Once the search was in NPP it was easy to analyze.  The problem we were having turned out to be an unbalanced parenthesis and typos (read misspellings).  Once those were corrected we just selected our search (as it was displayed in NPP – we did not have to get rid of the line breaks) and then pasted it back into the search box.


Notice, that the line breaks are preserved.  The parser will take care of the line breaks when we submit the search.

For those of you new to our software, the andany operator is not used in the process of selecting documents.  Rather it is used to count instances of other words or phrases in the documents selected with the other operators.  While our focus in this search was on LIFO we also want to inspect references to FIFO to make sure we properly identify LIFO adopters (that explains the first andany operator).  The second, in front of the list of auditors is to identify the auditor(s) associated with the companies who do mention LIFO in their 10-K.

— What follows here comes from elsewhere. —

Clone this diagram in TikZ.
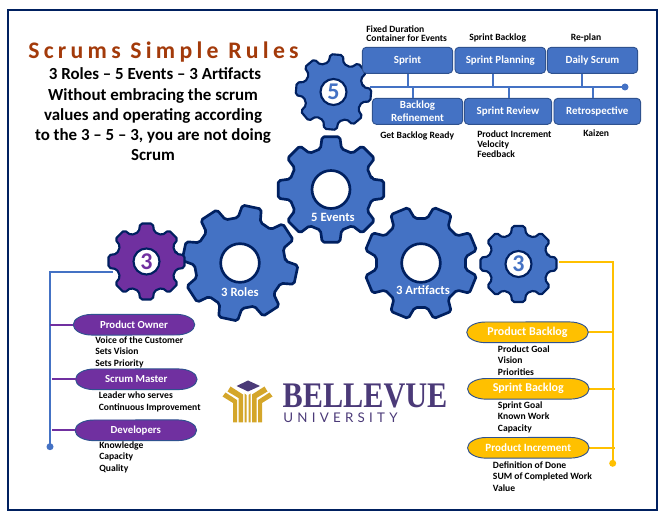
\documentclass[tikz,border=0pt]{standalone}
\usepackage{fontspec}
\setmainfont{Carlito}
\newfontfamily\titlefont[LetterSpace=18]{Carlito}
\newfontfamily\serifmark{Liberation Serif}
\newfontfamily\sansmark[LetterSpace=32]{Lato}
\usetikzlibrary{calc}
\definecolor{navy}{HTML}{002060}
\definecolor{gearblue}{HTML}{4472C4}
\definecolor{boxedge}{HTML}{2F528F}
\definecolor{royal}{HTML}{7030A0}
\definecolor{gold}{HTML}{FFC000}
\definecolor{rust}{HTML}{A33A0A}
\definecolor{markpurple}{HTML}{4B3A78}
\definecolor{markgold}{HTML}{D4A62A}
% eight-tooth gear outline: centre, tip radius, root radius, rotation
\newcommand{\gearpath}[4]{%
  \path[gearline] ($(#1)+(#4-14.5:#3)$)
    \foreach \a in {0,45,...,315} {
      -- ($(#1)+(#4+\a-14.5:#3)$) -- ($(#1)+(#4+\a-9.5:#2)$) -- ($(#1)+(#4+\a+9.5:#2)$) -- ($(#1)+(#4+\a+14.5:#3)$)
    } -- cycle;}
% flattened oval label: name, x, y, fill, font, text
\newcommand{\ovallabel}[6]{%
  \path[draw=boxedge,line width=.7pt,fill=#4] (#2-42.1,#3-10.3)
    arc[start angle=90,end angle=270,x radius=14pt,y radius=7.75pt]
    -- (#2+42.1,#3+10.3)
    arc[start angle=270,end angle=450,x radius=14pt,y radius=7.75pt] -- cycle;
  \node[text=white,inner sep=0pt,font=#5] (#1) at (#2,#3) {#6};}
\tikzset{
  gearline/.style={draw=navy,line width=2pt,fill=gearblue,rounded corners=1.5pt,line join=round},
  smallgear/.style={gearline/.append style={line width=1.6pt}},
  hole/.style={circle,draw=navy,fill=white,line width=2pt,inner sep=0pt,minimum size=#1},
  digithole/.style={circle,draw=navy,fill=white,line width=1.6pt,inner sep=0pt,minimum size=19.5pt,font=\bfseries\fontsize{18}{18}\selectfont},
  gearlabel/.style={text=white,font=\bfseries\fontsize{9.5}{11}\selectfont,inner sep=0pt},
  eventbox/.style={draw=boxedge,line width=.7pt,fill=gearblue,rounded corners=3pt,text=white,align=center,inner sep=0pt,
    font=\bfseries\fontsize{8.2}{9.5}\selectfont,minimum height=19.5pt},
  note/.style={anchor=north west,align=left,inner sep=0pt,text=black,font=\bfseries\fontsize{7.2}{8.7}\selectfont},
  bluewire/.style={draw=gearblue,line width=1.5pt},
  purplewire/.style={draw=royal,line width=1.5pt},
  goldwire/.style={draw=gold,line width=1.5pt},
}
\begin{document}
\begin{tikzpicture}[x=.75pt,y=-.75pt]
\useasboundingbox (0,0) rectangle (664,516);
% outer frame
\node[draw=navy,line width=1.5pt,minimum width=486.5pt,minimum height=374.3pt,inner sep=0pt] (frame) at (332.4,260) {};

% heading block
\node[text=rust,inner sep=0pt,font=\titlefont\bfseries\fontsize{17.8}{20}\selectfont] (heading) at (163.5,52) {Scrums Simple Rules};
\node[align=center,inner sep=0pt,font=\bfseries\fontsize{12.7}{15.2}\selectfont] (intro) at (153,114.5)
  {\hspace*{3pt}3 Roles -- 5 Events -- 3 Artifacts\\
   Without embracing the scrum\\
   values and operating according\\
   to the 3 -- 5 -- 3, you are not doing\\
   Scrum};

% connectors that run under the gears
\coordinate (roleTop) at (113,271.7);
\coordinate (roleCorner) at (50,271.7);
\coordinate (roleEnd) at (50,446.7);
\draw[bluewire] (roleTop) -- (roleCorner) -- (roleEnd);
\fill[gearblue] (roleEnd) circle (3.5);

% gears, drawn from the back
\coordinate (cEvents) at (331,189.5);
\coordinate (cRoles) at (240,263);
\coordinate (cArtifacts) at (421,263);
\coordinate (cFive) at (333.5,92);
\coordinate (cPurple) at (146.5,261.5);
\coordinate (cBlue) at (518.5,264);
\gearpath{cEvents}{53.5}{42}{0}
\gearpath{cRoles}{58}{45.5}{12}
\gearpath{cArtifacts}{57}{45}{22.5}
\begin{scope}[smallgear]
\gearpath{cFive}{38}{30}{5}
\gearpath{cBlue}{38.5}{30.5}{0}
\begin{scope}[gearline/.append style={fill=royal}]
\gearpath{cPurple}{38.5}{30.5}{0}
\end{scope}
\end{scope}

\node[hole=28.5pt] (hEvents) at (cEvents) {};
\node[hole=29pt] (hRoles) at (cRoles) {};
\node[hole=29pt] (hArtifacts) at (cArtifacts) {};
\node[digithole,text=gearblue] (hFive) at (cFive) {5};
\node[digithole,text=royal] (hPurple) at (cPurple) {3};
\node[digithole,text=gearblue] (hBlue) at (cBlue) {3};

\node[gearlabel] (lEvents) at (333,217) {5 Events};
\node[gearlabel] (lRoles) at (240,292) {3 Roles};
\node[gearlabel] (lArtifacts) at (423,290) {3 Artifacts};

% events row
\coordinate (busStart) at (370,87);
\coordinate (busEnd) at (625,87);
\node[eventbox,minimum width=67.8pt] (sprint) at (407.5,60.3) {Sprint};
\node[eventbox,minimum width=68pt] (planning) at (500.3,60.3) {Sprint Planning};
\node[eventbox,minimum width=67.8pt] (daily) at (592.5,60.3) {Daily Scrum};
\node[eventbox,minimum width=67.8pt] (refine) at (417.5,111.3) {Backlog\\Refinement};
\node[eventbox,minimum width=65.5pt] (review) at (508,111.3) {Sprint Review};
\node[eventbox,minimum width=65pt] (retro) at (597.3,111.3) {Retrospective};
\draw[bluewire] (busStart) -- (busEnd);
\fill[gearblue] (busEnd) circle (3.5);
\draw[bluewire] ($(sprint.south)+(.5,0)$) -- ($(sprint.south)+(.5,13.7)$);
\draw[bluewire] ($(planning.south)+(-7,0)$) -- ($(planning.south)+(-7,13.7)$);
\draw[bluewire] ($(daily.south)+(-10.5,0)$) -- ($(daily.south)+(-10.5,13.7)$);
\draw[bluewire] ($(refine.north)+(-4.5,0)$) -- ($(refine.north)+(-4.5,-11.3)$);
\draw[bluewire] ($(review.north)+(1,0)$) -- ($(review.north)+(1,-11.3)$);
\draw[bluewire] ($(retro.north)+(-4.5,0)$) -- ($(retro.north)+(-4.5,-11.3)$);

\node[note,font=\bfseries\fontsize{7.2}{6.9}\selectfont] (nSprint) at (366,25) {Fixed Duration\\Container for Events};
\node[note] (nPlanning) at (469,34) {Sprint Backlog};
\node[note] (nDaily) at (570.5,33.5) {Re-plan};
\node[note] (nRefine) at (380,132) {Get Backlog Ready};
\node[note,font=\bfseries\fontsize{7.2}{7.5}\selectfont] (nReview) at (477,131) {Product Increment\\Velocity\\Feedback};
\node[note] (nRetro) at (583,130) {Kaizen};

% roles column
\ovallabel{owner}{134}{324.7}{royal}{\bfseries\fontsize{8.1}{9}\selectfont}{Product Owner}
\ovallabel{master}{136.3}{379.3}{royal}{\bfseries\fontsize{8.1}{9}\selectfont}{Scrum Master}
\ovallabel{devs}{135.8}{430.3}{royal}{\bfseries\fontsize{8.1}{9}\selectfont}{Developers}
\draw[purplewire] (roleCorner |- owner) -- (73,324.7);
\draw[purplewire] ($(roleCorner |- master)+(2,0)$) -- (76,379.3);
\draw[purplewire] ($(roleCorner |- devs)+(2,0)$) -- (75,430.3);
\node[note] (nOwner) at (95,336) {Voice of the Customer\\Sets Vision\\Sets Priority};
\node[note,font=\bfseries\fontsize{7.2}{9}\selectfont] (nMaster) at (98.5,391) {Leader who serves\\Continuous Improvement};
\node[note] (nDevs) at (99,441) {Knowledge\\Capacity\\Quality};

% artifacts column
\coordinate (artTop) at (559.3,262.3);
\coordinate (artCorner) at (612.7,262.3);
\coordinate (artEnd) at (612.7,463.3);
\draw[goldwire] (artTop) -- (artCorner) -- (artEnd);
\fill[gold] (artEnd) circle (3.5);
\draw[goldwire] (587.7,332.3) -- (612.7,332.3);
\draw[goldwire] (588.3,388.8) -- (614.7,388.8);
\draw[goldwire] (588.3,447.8) -- (614.7,447.8);
\ovallabel{pb}{527.5}{332.3}{gold}{\bfseries\fontsize{9}{10}\selectfont}{Product Backlog}
\ovallabel{sb}{528.3}{388.8}{gold}{\bfseries\fontsize{9}{10}\selectfont}{Sprint Backlog}
\ovallabel{pi}{528.3}{447.8}{gold}{\bfseries\fontsize{8.3}{10}\selectfont}{Product Increment}
\node[note] (nPb) at (497.7,345) {Product Goal\\Vision\\Priorities};
\node[note] (nSb) at (497.7,401) {Sprint Goal\\Known Work\\Capacity};
\node[note] (nPi) at (492.7,461) {Definition of Done\\SUM of Completed Work\\Value};

% university mark
\fill[markpurple] (236.5,386) -- (248,380.5) -- (260,386) -- (248,391.5) -- cycle;
\foreach \side in {1,-1} {
  \begin{scope}[shift={(247.5,0)},xscale=\side]
    \fill[markgold] (1,395) -- (3,393.5) -- (3,422.5) -- (1,422.5) -- cycle;
    \fill[markgold] (17,386.5) -- (4.5,394.5) -- (4.5,422.5) -- (9,422.5) -- (9,398) -- (20,391.5) -- cycle;
    \fill[markgold] (22,392.5) -- (10.5,400) -- (10.5,422.5) -- (14.5,422.5) -- (14.5,403) -- (25,396.5) -- cycle;
  \end{scope}
}
\node[text=markpurple,inner sep=0pt,anchor=base west,xscale=.84,font=\serifmark\bfseries\fontsize{27}{28}\selectfont] (wordmark) at (282.5,407) {BELLEVUE};
\node[text=markpurple,inner sep=0pt,anchor=base west,font=\sansmark\fontsize{10}{12}\selectfont] (subword) at (283,423) {UNIVERSITY};
\end{tikzpicture}
\end{document}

In the search results displayed below – there were 2,439 documents found.  These documents were selected because:

  1. They had either the phrase “last in” (hyphenated or not)
  2. or they had the term LIFO
  3. and they were 10-K documents (not exhibits)
  4. and I set a date filter to select only filings made between 1/1/2012 and 5/30/2016

Because of the andany  operators we could check on their auditor and find their context for FIFO if they mentioned either in the document.